Dating apps might be a part of dating itself at this point, but are they a good part? Certainly they have their upsides, one of the greatest being that they allow people in minority communities like the LGBT community to find each other, but is it just a shallow imitation of the real face-to-face connection? Where’s the spark, the romance of a first meeting?
As it turns out, dating apps may not be the worst, but meeting face to face is certainly preferable.
To start, who hasn’t heard horror stories of agreeing to meet someone in person, only to find they aren’t who they say they are? I’m not just talking about looks, but personality, background, simple facts about them. Texting allows people to hide behind a carefully constructed persona. Rather than be who they are, they make themselves into something entirely different. Over text, someone can be confident, sweet, and sound intelligent because they have the time to carefully construct their replies. In person? Nothing can hide their lack of hygiene, their brash personality, and their dull lack of interests.

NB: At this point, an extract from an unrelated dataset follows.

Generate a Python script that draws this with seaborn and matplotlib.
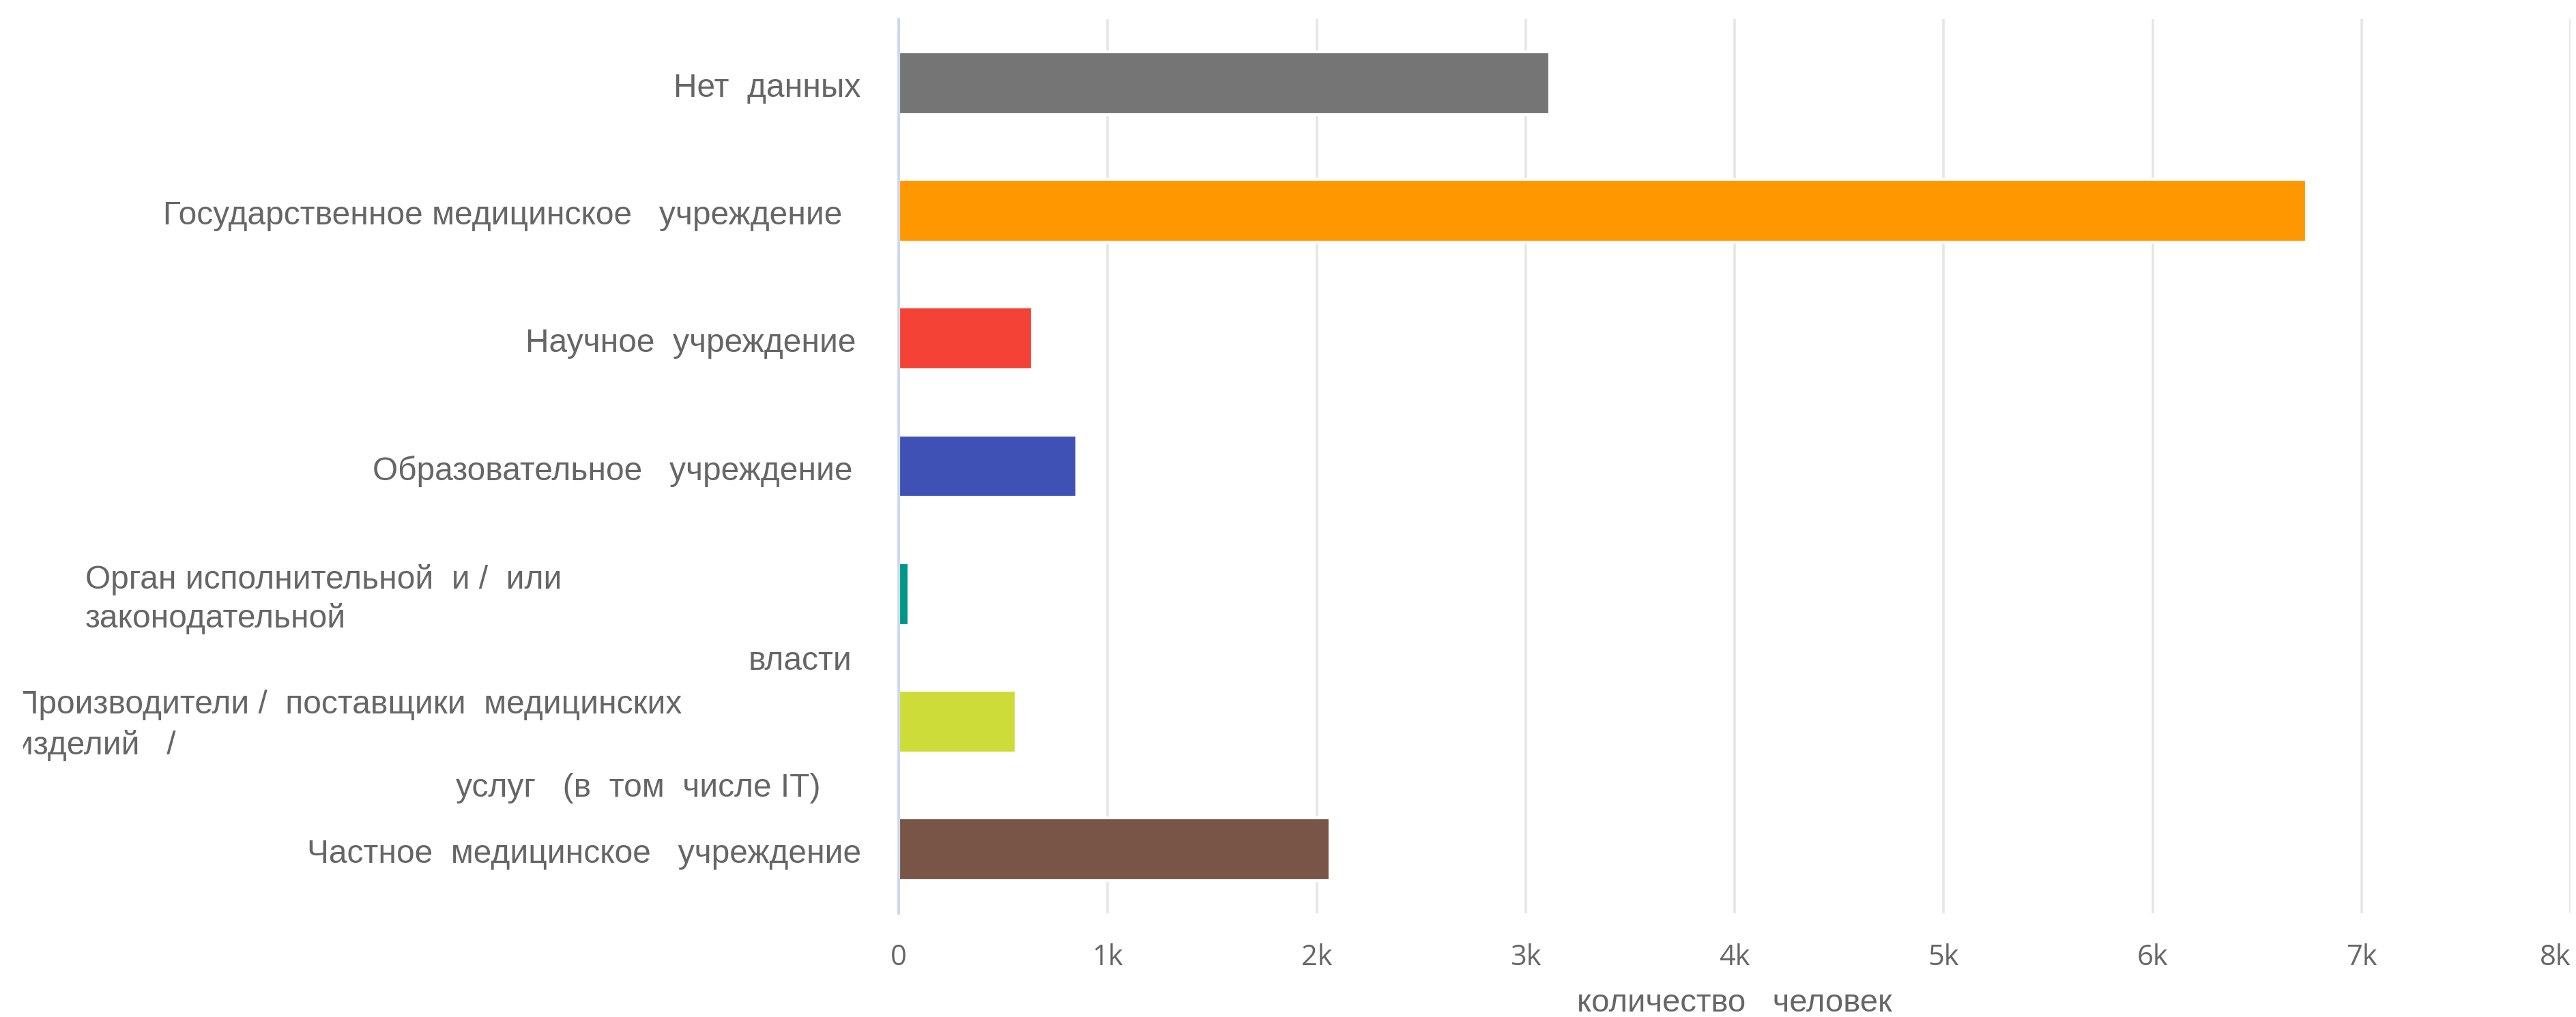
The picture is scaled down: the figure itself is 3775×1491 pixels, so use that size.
import matplotlib
matplotlib.use('Agg')
import matplotlib.pyplot as plt
from matplotlib.transforms import Bbox, TransformedBbox, blended_transform_factory
import seaborn as sns

# data
categories = ['Нет данных', 'Государственное медицинское учреждение', 'Научное учреждение',
              'Образовательное учреждение', 'Орган исполнительной и/или законодательной власти',
              'Производители/поставщики медицинских изделий/услуг (в том числе IT)',
              'Частное медицинское учреждение']
people = [3115, 6735, 640, 851, 48, 562, 2063]
colors = ['#757575', '#FF9800', '#F44336', '#3F51B5', '#009688', '#CDDC39', '#795548']
tick_values = [0, 1000, 2000, 3000, 4000, 5000, 6000, 7000, 8000]
tick_labels = ['0', '1k', '2k', '3k', '4k', '5k', '6k', '7k', '8k']

# label lines as drawn on the chart: (category index, text, x px, baseline offset px, align)
label_lines = [
    (0, 'Нет  данных', 1261, 20, 'right'),
    (1, 'Государственное медицинское   учреждение', 1234, 20, 'right'),
    (2, 'Научное  учреждение', 1254, 20, 'right'),
    (3, 'Образовательное   учреждение', 1250, 20, 'right'),
    (4, 'Орган исполнительной  и /  или', 125, -8, 'left'),
    (4, 'законодательной', 125, 49, 'left'),
    (4, 'власти', 1248, 111, 'right'),
    (5, 'Производители /  поставщики  медицинских', 22, -12, 'left'),
    (5, 'изделий   /', 22, 48, 'left'),
    (5, 'услуг   (в  том  числе IT)', 1203, 110, 'right'),
    (6, 'Частное  медицинское   учреждение', 1262, 20, 'right'),
]

sns.set_style('white')
plt.rcParams['font.family'] = ['Liberation Sans', 'DejaVu Sans']

W, H = 3775, 1491
fig = plt.figure(figsize=(W / 100, H / 100), dpi=100)
ax_left, ax_right, ax_top, ax_bottom = 1317, 3767, 28, 1339
ax = fig.add_axes([ax_left / W, 1 - ax_bottom / H, (ax_right - ax_left) / W, (ax_bottom - ax_top) / H])

sns.barplot(x=people, y=categories, hue=categories, palette=colors, legend=False,
            orient='h', width=0.49, edgecolor='white', linewidth=3, saturation=1, ax=ax)

ax.set_xlim(0, 8000)
ax.set_xticks(tick_values)
ax.set_xticklabels(tick_labels, fontfamily='Open Sans', fontsize=30, color='#666666')
ax.get_xticklabels()[-1].set_horizontalalignment('right')
ax.tick_params(axis='x', length=0, pad=32)
ax.tick_params(axis='y', length=0)
ax.set_yticklabels([])
ax.set_ylabel('')

ax.grid(axis='x', color='#e6e6e6', linewidth=2.6)
ax.set_axisbelow(True)
for side in ['top', 'right', 'bottom']:
    ax.spines[side].set_visible(False)
ax.spines['left'].set_color('#ccd6eb')
ax.spines['left'].set_linewidth(2.7)

ax.set_xlabel('количество   человек', fontsize=34, color='#666666')
ax.xaxis.label.set_va('center')
ax.xaxis.set_label_coords(0.5, -(1471 - ax_bottom) / (ax_bottom - ax_top))

# category labels, placed line by line
step = (ax_bottom - ax_top) / len(categories)
trans = blended_transform_factory(fig.transFigure, ax.transData)
clip = TransformedBbox(Bbox([[34 / W, 0], [1, 1]]), fig.transFigure)
for idx, txt, px, off, ha in label_lines:
    t = ax.text(px / W, idx + off / step, txt, transform=trans, ha=ha, va='baseline',
                fontsize=34.5, color='#666666')
    t.set_clip_box(clip)
    t.set_clip_on(True)

fig.savefig('out.png', dpi=100, facecolor='white')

Speaking of interests, meeting in person rather than online can better guarantee that you and your potential partner share at least some of the same interests. If you meet at a bar perhaps this isn’t true, but what about meeting at a painting class? Or a college course, on the hiking trail, at a movie festival? If you meet someone there, not only do you know that they have that interest, but that you two share it. Too often do people say ‘I love to hike, swim, and paint! :)’ when they really mean ‘I don’t do any of these things, but I think it makes me seem more attractive’.
“Fine,” you might say. “All of that sucks, but what about when you actually get into a relationship?” Unfortunately, I’m afraid to say that things don’t get rosier after the dating begins.
It’s great if you end up together forever, but actually arriving at that point is difficult. According to studies, while married couples who met online divorce less frequently than their in-person counterparts, unmarried couples are much more likely to break up.
Why is that?
It could be the fact that online algorithms can’t really predict compatibility. It can help bring together individuals with similar interests and goals, but it can never predict that unreasoning spark of chemistry that happens between two people. Relationships might come from algorithms because the participants tell themselves ‘But we’re so alike! They have to be the one’, but they won’t stay together because of it.
Or, more likely, it’s because online dating makes people picky and judgemental.
Yes, you read that right. The US Association of Psychological Science found that the vast selection of people available in the dating pool online makes people more likely to reject a nearly perfect candidate for dates in search for the perfect person, even if they would otherwise be alright with an in-person meeting. Dating apps make people expendable, and in a relationship born online, the specter of the app always haunts the users. Small things that might just irk someone turn into a huge deal because even if they don’t realize it, they always know they can just break up and go back to the app, continuing their long search for the perfect person.
About the Writer: Ty Smith is a senior at Aquinas dual majoring in Computer Science and English. He loves reading, writing, and his cat Buttercup.